Well made, but not exactly special, Red Sunset is an enjoyable bottle of beer. Coppery, malty, and nice; this was a fine effort from an Ontario brewery that I haven’t heard much about, but will definitely be keeping an eye on. Although hops and bitterness aren’t staples of Irish reds, I’d have enjoyed this one a bit more if there had been a bit more IBU emphasis.

Rating: 8.0 out of 10.

Saturday, 12 May 2018

Where the Buffalo Roam

Watching a little NCAA basketball on a lazy Saturday, I was feeling bold, so I reached for a 473mL can of Where the Buffalo Roam. Brewed by Cameron’s Brewing Co., it comes from Oakville, Ontario. For some reason, the can comes in a box, which strikes me as excessive.  This barley wine packs a liver-battering 13% alcohol and 90 IBUs. Oak aged in bourbon barrels, the Buff is jumbo brew with a cloudy dullish brown-orange colour and a thick and durable cloud of off-white head.

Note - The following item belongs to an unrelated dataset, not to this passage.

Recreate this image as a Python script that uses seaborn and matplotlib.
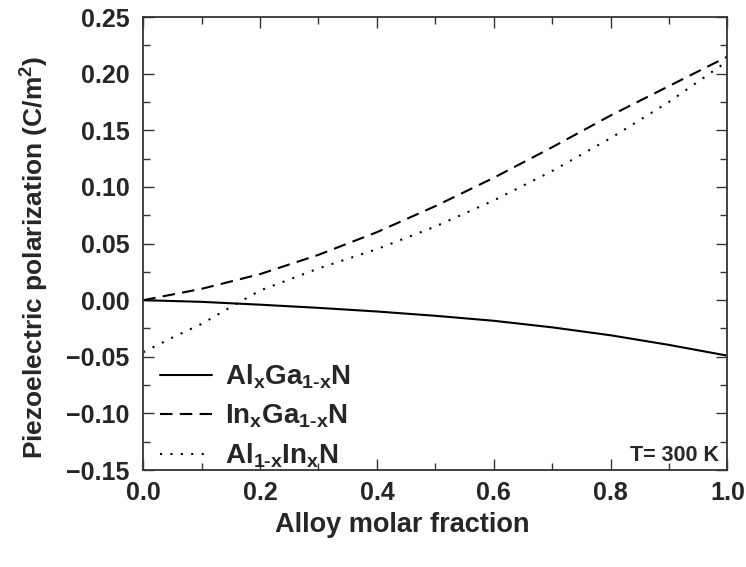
import numpy as np
import pandas as pd
import seaborn as sns
import matplotlib
matplotlib.use("Agg")
import matplotlib.pyplot as plt
from matplotlib.ticker import MultipleLocator

# Data
x_algan = [0.0, 0.1, 0.2, 0.3, 0.4, 0.5, 0.6, 0.7, 0.8, 0.9, 1.0]
y_algan = [0.0, -0.0015, -0.004, -0.0068, -0.010, -0.0138, -0.0182, -0.024, -0.031, -0.0395, -0.049]

x_ingan = [0.0, 0.1, 0.2, 0.3, 0.4, 0.5, 0.6, 0.7, 0.8, 0.9, 1.0]
y_ingan = [0.0, 0.010, 0.023, 0.040, 0.060, 0.083, 0.108, 0.135, 0.163, 0.189, 0.215]

x_alinn = [0.0, 0.05, 0.1, 0.15, 0.2, 0.3, 0.4, 0.5, 0.6, 0.7, 0.8, 0.9, 1.0]
y_alinn = [-0.046, -0.033, -0.021, -0.006, 0.0085, 0.028, 0.045, 0.065, 0.088, 0.114, 0.143, 0.175, 0.211]

labels = [r"$\mathbf{Al_xGa_{1\text{-}x}N}$",
          r"$\mathbf{In_xGa_{1\text{-}x}N}$",
          r"$\mathbf{Al_{1\text{-}x}In_xN}$"]

df = pd.concat([
    pd.DataFrame({"x": x_algan, "y": y_algan, "alloy": labels[0]}),
    pd.DataFrame({"x": x_ingan, "y": y_ingan, "alloy": labels[1]}),
    pd.DataFrame({"x": x_alinn, "y": y_alinn, "alloy": labels[2]}),
], ignore_index=True)

sns.set_theme(style="ticks")
plt.rcParams["font.family"] = ["Liberation Sans", "DejaVu Sans"]
plt.rcParams["font.weight"] = "bold"
plt.rcParams["mathtext.fontset"] = "custom"
plt.rcParams["mathtext.bf"] = "Liberation Sans:bold"
plt.rcParams["mathtext.rm"] = "Liberation Sans:bold"
plt.rcParams["mathtext.it"] = "Liberation Sans:bold"

fig = plt.figure(figsize=(7.46, 5.67), dpi=100)
ax = fig.add_axes([0.192, 0.171, 0.783, 0.799])

sns.lineplot(data=df, x="x", y="y", style="alloy", color="black",
             dashes={labels[0]: "", labels[1]: (6, 3.5), labels[2]: (1, 4)},
             linewidth=1.5, ax=ax, sort=True)

ax.set_xlim(0, 1.0)
ax.set_ylim(-0.15, 0.25)
ax.xaxis.set_major_locator(MultipleLocator(0.2))
ax.xaxis.set_minor_locator(MultipleLocator(0.1))
ax.yaxis.set_major_locator(MultipleLocator(0.05))
ax.yaxis.set_minor_locator(MultipleLocator(0.025))
ax.xaxis.set_major_formatter(matplotlib.ticker.FormatStrFormatter("%.1f"))
ax.yaxis.set_major_formatter(matplotlib.ticker.FuncFormatter(
    lambda v, p: ("\u2212" if v < -1e-9 else "") + "%.2f" % abs(v)))

ax.tick_params(which="both", direction="in", top=True, right=True,
               labelsize=18, width=1.0, color="#333333")
ax.tick_params(which="major", length=8)
ax.tick_params(which="minor", length=5)
ax.tick_params(axis="y", which="major", pad=10)
ax.tick_params(axis="x", which="major", pad=8)
for lab in ax.get_xticklabels() + ax.get_yticklabels():
    lab.set_fontweight("bold")
for s in ax.spines.values():
    s.set_linewidth(1.3)
    s.set_color("#333333")

ax.set_xlabel("Alloy molar fraction", fontsize=19.5, fontweight="bold")
ax.xaxis.set_label_coords(0.443, -0.092)
ax.set_ylabel(r"Piezoelectric polarization (C/m$^\mathbf{2}$)", fontsize=19,
              fontweight="bold")
ax.yaxis.set_label_coords(-0.158, 0.47)

leg = ax.legend(loc="lower left", frameon=False, fontsize=20, handlelength=1.87,
                handletextpad=0.47, borderaxespad=0.0, borderpad=0.0,
                bbox_to_anchor=(0.029, 0.0), labelspacing=0.41)

ax.text(0.985, 0.01, "T= 300 K", transform=ax.transAxes, ha="right", va="bottom",
        fontsize=15.5, fontweight="bold")

fig.savefig("out.png", dpi=100)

For so strong an ale, Where the Buffalo Roam has an understated aroma, with toffee and raisin notes, and a blast of boozy warmth. To the tongue, there is nothing understated about this stuff, though it is quite mellow. The front end is sweet and a bit woody, led by dried fruit and treacle notes, while the finish is remarkably bitter—not in a hoppy sense, exactly; more of a molasses bitterness.

Where the Buffalo Roam has a bruisingly high percentage and a huge amount of flavour. But for all of that, it is a multifaceted brew. It’s too big to be subtle, but it does contain multitudes. As with many barley wines, I found this beer to be a bit too sweet, but unlike the bulk of brews in this style, I didn’t find this ale to be particularly spicy.